▸ BRIEF: Copy the records below exactly, omitting any pictures they contain.

[Entries with chart source code]
* * * * * * * * *

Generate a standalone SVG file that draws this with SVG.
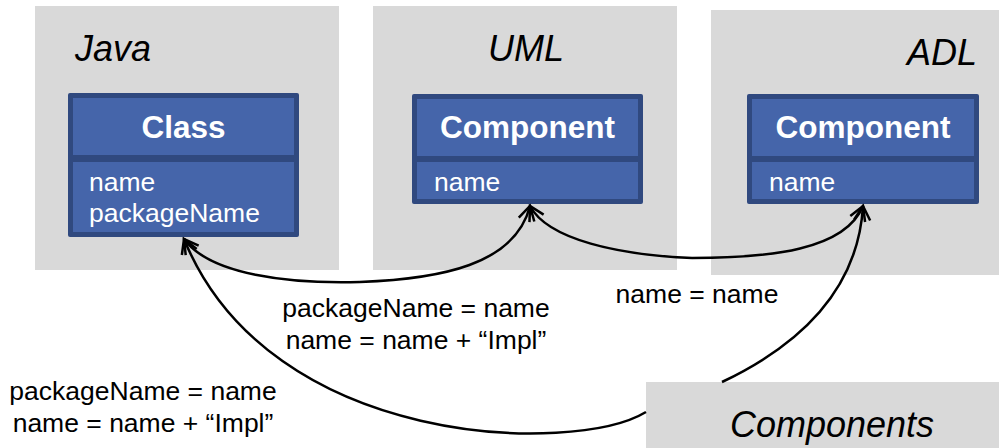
<svg xmlns="http://www.w3.org/2000/svg" width="999" height="448" viewBox="0 0 999 448">
  <defs>
    <style>
      .panel { fill: #D9D9D9; }
      .title { font-family: "Liberation Sans", Arial, sans-serif; font-style: italic; font-size: 36px; fill: #000; }
      .frame { fill: #30497F; }
      .band { fill: #4565AA; }
      .head { font-family: "Liberation Sans", Arial, sans-serif; font-weight: bold; font-size: 31.5px; fill: #fff; text-anchor: middle; }
      .attr { font-family: "Liberation Sans", Arial, sans-serif; font-size: 26.5px; fill: #fff; }
      .rule { font-family: "Liberation Sans", Arial, sans-serif; font-size: 26.5px; fill: #000; text-anchor: middle; }
      .link { fill: none; stroke: #000; stroke-width: 2.5; marker-end: url(#open); }
    </style>
    <marker id="open" markerUnits="userSpaceOnUse" markerWidth="30" markerHeight="30" viewBox="-20 -15 30 30" refX="0" refY="0" orient="auto">
      <path d="M -14,-8 L 0,0 L -14,8" fill="none" stroke="#000" stroke-width="2.5" stroke-linejoin="miter"/>
    </marker>
  </defs>

  <!-- metamodel panels -->
  <g id="java">
    <rect class="panel" x="35" y="6" width="304" height="264"/>
    <text class="title" x="75" y="61">Java</text>
  </g>
  <g id="uml">
    <rect class="panel" x="373" y="6" width="304" height="264"/>
    <text class="title" x="526" y="61" text-anchor="middle">UML</text>
  </g>
  <g id="adl">
    <rect class="panel" x="711" y="10" width="288" height="265"/>
    <text class="title" x="977" y="65" text-anchor="end">ADL</text>
  </g>
  <g id="components">
    <rect class="panel" x="646" y="382" width="353" height="66"/>
    <text class="title" x="832" y="437" text-anchor="middle" font-size="37">Components</text>
  </g>

  <!-- class boxes -->
  <g id="java-class">
    <rect class="frame" x="68" y="93" width="231" height="144" rx="2"/>
    <rect class="band" x="73" y="98" width="221" height="57"/>
    <rect class="band" x="73" y="162" width="221" height="70"/>
    <text class="head" x="183.5" y="138">Class</text>
    <text class="attr" x="89" y="191">name</text>
    <text class="attr" x="89" y="222">packageName</text>
  </g>
  <g id="uml-component">
    <rect class="frame" x="412" y="94" width="231" height="110" rx="2"/>
    <rect class="band" x="417" y="99" width="221" height="57"/>
    <rect class="band" x="417" y="162" width="221" height="37"/>
    <text class="head" x="527.5" y="138">Component</text>
    <text class="attr" x="434" y="191">name</text>
  </g>
  <g id="adl-component">
    <rect class="frame" x="747" y="94" width="232" height="110" rx="2"/>
    <rect class="band" x="752" y="99" width="222" height="57"/>
    <rect class="band" x="752" y="162" width="222" height="37"/>
    <text class="head" x="863" y="138">Component</text>
    <text class="attr" x="769" y="191">name</text>
  </g>

  <!-- mapping connectors, each pair drawn as two arrows from the low point -->
  <g id="connectors">
    <path class="link" d="M 360,282 C 290,284 210,275 184,239"/>
    <path class="link" d="M 360,282 C 440,279 515,265 530,206"/>
    <path class="link" d="M 692,258 C 620,255 548,240 530,206"/>
    <path class="link" d="M 692,258 C 770,258 845,250 863,206"/>
    <path class="link" d="M 722,382 C 800,345 858,290 863,206"/>
    <path class="link" d="M 646,412 C 575,455 270,450 184,239"/>
  </g>

  <!-- mapping rules -->
  <g id="labels">
    <text class="rule" x="416" y="317">packageName = name</text>
    <text class="rule" x="416" y="349">name = name + “Impl”</text>
    <text class="rule" x="697" y="303">name = name</text>
    <text class="rule" x="143" y="400">packageName = name</text>
    <text class="rule" x="143" y="432">name = name + “Impl”</text>
  </g>
</svg>
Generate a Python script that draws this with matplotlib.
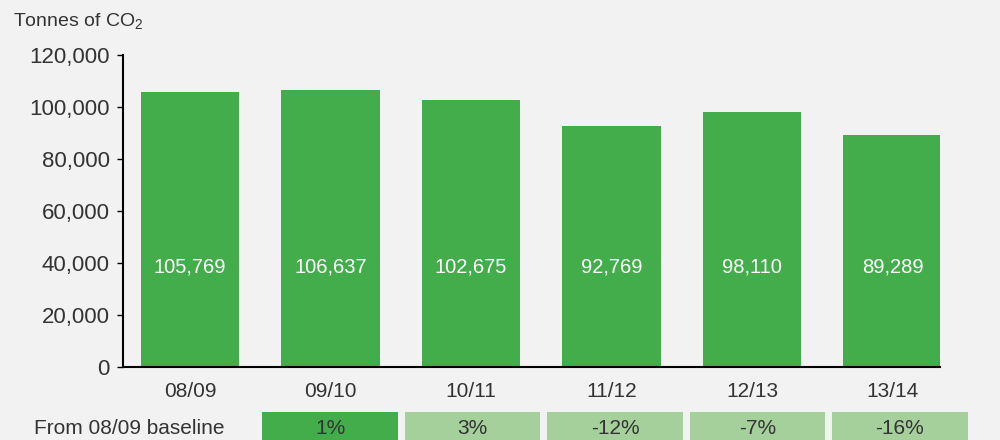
import matplotlib
matplotlib.use("Agg")
import matplotlib.pyplot as plt
from matplotlib.ticker import FuncFormatter

plt.rcParams['font.family'] = ['Liberation Sans', 'DejaVu Sans']
plt.rcParams['mathtext.fontset'] = 'custom'
plt.rcParams['mathtext.rm'] = 'Liberation Sans'
plt.rcParams['mathtext.it'] = 'Liberation Sans'

# data
years = ['08/09', '09/10', '10/11', '11/12', '12/13', '13/14']
emissions = [105769, 106637, 102675, 92769, 98110, 89289]
change_labels = ['1%', '3%', '-12%', '-7%', '-16%']
change_highlight = [True, False, False, False, False]

bg = '#f2f2f2'
green = '#43ad4b'
light_green = '#a5d09c'
text_col = '#333333'

fig = plt.figure(figsize=(10, 4.4), dpi=100, facecolor=bg)
ax = fig.add_axes([0.123, 73 / 440, 0.817, 312 / 440], facecolor=bg)

x = list(range(len(years)))
ax.bar(x, emissions, width=0.70, color=green, zorder=2)
for i, v in enumerate(emissions):
    ax.text(i, 38500, f"{v:,}", color='white', fontsize=14.5,
            ha='center', va='center', zorder=3)

ax.set_xlim(-0.477, 5.338)
ax.set_ylim(0, 120000)
ax.set_yticks(range(0, 120001, 20000))
ax.yaxis.set_major_formatter(FuncFormatter(lambda v, p: f"{int(v):,}"))
ax.set_xticks(x)
ax.set_xticklabels(years)

for s in ['top', 'right']:
    ax.spines[s].set_visible(False)
ax.spines['left'].set_linewidth(1.5)
ax.spines['bottom'].set_linewidth(1.5)
ax.tick_params(axis='y', length=4.5, width=1, pad=5, labelsize=16,
               labelcolor=text_col)
ax.tick_params(axis='x', length=0, pad=11, labelsize=15, labelcolor=text_col)

fig.text(0.013, (440 - 26) / 440, "Tonnes of CO$_2$", fontsize=14,
         color=text_col, ha='left', va='baseline')

# baseline comparison row
ax2 = fig.add_axes([0, -4 / 440, 1, 32 / 440], facecolor='none')
ax2.set_xlim(-1.316, 5.702)
ax2.set_ylim(0, 1)
ax2.axis('off')
pos = list(range(1, len(change_labels) + 1))
cols = [green if h else light_green for h in change_highlight]
ax2.bar(pos, 1, width=0.954, bottom=0, color=cols)
for p, lab in zip(pos, change_labels):
    ax2.text(p, 0.5, lab, ha='center', va='center', fontsize=15, color=text_col)

fig.text(0.034, (440 - 428) / 440, "From 08/09 baseline", fontsize=15,
         color=text_col, ha='left', va='center')

fig.savefig('out.png', dpi=100, facecolor=bg)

* * * * * * * * *

▸ TASK OUTPUT:
Generate a standalone SVG file that draws this with SVG.
<svg xmlns="http://www.w3.org/2000/svg" width="999" height="448" viewBox="0 0 999 448">
  <defs>
    <style>
      .panel { fill: #D9D9D9; }
      .title { font-family: "Liberation Sans", Arial, sans-serif; font-style: italic; font-size: 36px; fill: #000; }
      .frame { fill: #30497F; }
      .band { fill: #4565AA; }
      .head { font-family: "Liberation Sans", Arial, sans-serif; font-weight: bold; font-size: 31.5px; fill: #fff; text-anchor: middle; }
      .attr { font-family: "Liberation Sans", Arial, sans-serif; font-size: 26.5px; fill: #fff; }
      .rule { font-family: "Liberation Sans", Arial, sans-serif; font-size: 26.5px; fill: #000; text-anchor: middle; }
      .link { fill: none; stroke: #000; stroke-width: 2.5; marker-end: url(#open); }
    </style>
    <marker id="open" markerUnits="userSpaceOnUse" markerWidth="30" markerHeight="30" viewBox="-20 -15 30 30" refX="0" refY="0" orient="auto">
      <path d="M -14,-8 L 0,0 L -14,8" fill="none" stroke="#000" stroke-width="2.5" stroke-linejoin="miter"/>
    </marker>
  </defs>

  <!-- metamodel panels -->
  <g id="java">
    <rect class="panel" x="35" y="6" width="304" height="264"/>
    <text class="title" x="75" y="61">Java</text>
  </g>
  <g id="uml">
    <rect class="panel" x="373" y="6" width="304" height="264"/>
    <text class="title" x="526" y="61" text-anchor="middle">UML</text>
  </g>
  <g id="adl">
    <rect class="panel" x="711" y="10" width="288" height="265"/>
    <text class="title" x="977" y="65" text-anchor="end">ADL</text>
  </g>
  <g id="components">
    <rect class="panel" x="646" y="382" width="353" height="66"/>
    <text class="title" x="832" y="437" text-anchor="middle" font-size="37">Components</text>
  </g>

  <!-- class boxes -->
  <g id="java-class">
    <rect class="frame" x="68" y="93" width="231" height="144" rx="2"/>
    <rect class="band" x="73" y="98" width="221" height="57"/>
    <rect class="band" x="73" y="162" width="221" height="70"/>
    <text class="head" x="183.5" y="138">Class</text>
    <text class="attr" x="89" y="191">name</text>
    <text class="attr" x="89" y="222">packageName</text>
  </g>
  <g id="uml-component">
    <rect class="frame" x="412" y="94" width="231" height="110" rx="2"/>
    <rect class="band" x="417" y="99" width="221" height="57"/>
    <rect class="band" x="417" y="162" width="221" height="37"/>
    <text class="head" x="527.5" y="138">Component</text>
    <text class="attr" x="434" y="191">name</text>
  </g>
  <g id="adl-component">
    <rect class="frame" x="747" y="94" width="232" height="110" rx="2"/>
    <rect class="band" x="752" y="99" width="222" height="57"/>
    <rect class="band" x="752" y="162" width="222" height="37"/>
    <text class="head" x="863" y="138">Component</text>
    <text class="attr" x="769" y="191">name</text>
  </g>

  <!-- mapping connectors, each pair drawn as two arrows from the low point -->
  <g id="connectors">
    <path class="link" d="M 360,282 C 290,284 210,275 184,239"/>
    <path class="link" d="M 360,282 C 440,279 515,265 530,206"/>
    <path class="link" d="M 692,258 C 620,255 548,240 530,206"/>
    <path class="link" d="M 692,258 C 770,258 845,250 863,206"/>
    <path class="link" d="M 722,382 C 800,345 858,290 863,206"/>
    <path class="link" d="M 646,412 C 575,455 270,450 184,239"/>
  </g>

  <!-- mapping rules -->
  <g id="labels">
    <text class="rule" x="416" y="317">packageName = name</text>
    <text class="rule" x="416" y="349">name = name + “Impl”</text>
    <text class="rule" x="697" y="303">name = name</text>
    <text class="rule" x="143" y="400">packageName = name</text>
    <text class="rule" x="143" y="432">name = name + “Impl”</text>
  </g>
</svg>
Generate a Python script that draws this with matplotlib.
import matplotlib
matplotlib.use("Agg")
import matplotlib.pyplot as plt
from matplotlib.ticker import FuncFormatter

plt.rcParams['font.family'] = ['Liberation Sans', 'DejaVu Sans']
plt.rcParams['mathtext.fontset'] = 'custom'
plt.rcParams['mathtext.rm'] = 'Liberation Sans'
plt.rcParams['mathtext.it'] = 'Liberation Sans'

# data
years = ['08/09', '09/10', '10/11', '11/12', '12/13', '13/14']
emissions = [105769, 106637, 102675, 92769, 98110, 89289]
change_labels = ['1%', '3%', '-12%', '-7%', '-16%']
change_highlight = [True, False, False, False, False]

bg = '#f2f2f2'
green = '#43ad4b'
light_green = '#a5d09c'
text_col = '#333333'

fig = plt.figure(figsize=(10, 4.4), dpi=100, facecolor=bg)
ax = fig.add_axes([0.123, 73 / 440, 0.817, 312 / 440], facecolor=bg)

x = list(range(len(years)))
ax.bar(x, emissions, width=0.70, color=green, zorder=2)
for i, v in enumerate(emissions):
    ax.text(i, 38500, f"{v:,}", color='white', fontsize=14.5,
            ha='center', va='center', zorder=3)

ax.set_xlim(-0.477, 5.338)
ax.set_ylim(0, 120000)
ax.set_yticks(range(0, 120001, 20000))
ax.yaxis.set_major_formatter(FuncFormatter(lambda v, p: f"{int(v):,}"))
ax.set_xticks(x)
ax.set_xticklabels(years)

for s in ['top', 'right']:
    ax.spines[s].set_visible(False)
ax.spines['left'].set_linewidth(1.5)
ax.spines['bottom'].set_linewidth(1.5)
ax.tick_params(axis='y', length=4.5, width=1, pad=5, labelsize=16,
               labelcolor=text_col)
ax.tick_params(axis='x', length=0, pad=11, labelsize=15, labelcolor=text_col)

fig.text(0.013, (440 - 26) / 440, "Tonnes of CO$_2$", fontsize=14,
         color=text_col, ha='left', va='baseline')

# baseline comparison row
ax2 = fig.add_axes([0, -4 / 440, 1, 32 / 440], facecolor='none')
ax2.set_xlim(-1.316, 5.702)
ax2.set_ylim(0, 1)
ax2.axis('off')
pos = list(range(1, len(change_labels) + 1))
cols = [green if h else light_green for h in change_highlight]
ax2.bar(pos, 1, width=0.954, bottom=0, color=cols)
for p, lab in zip(pos, change_labels):
    ax2.text(p, 0.5, lab, ha='center', va='center', fontsize=15, color=text_col)

fig.text(0.034, (440 - 428) / 440, "From 08/09 baseline", fontsize=15,
         color=text_col, ha='left', va='center')

fig.savefig('out.png', dpi=100, facecolor=bg)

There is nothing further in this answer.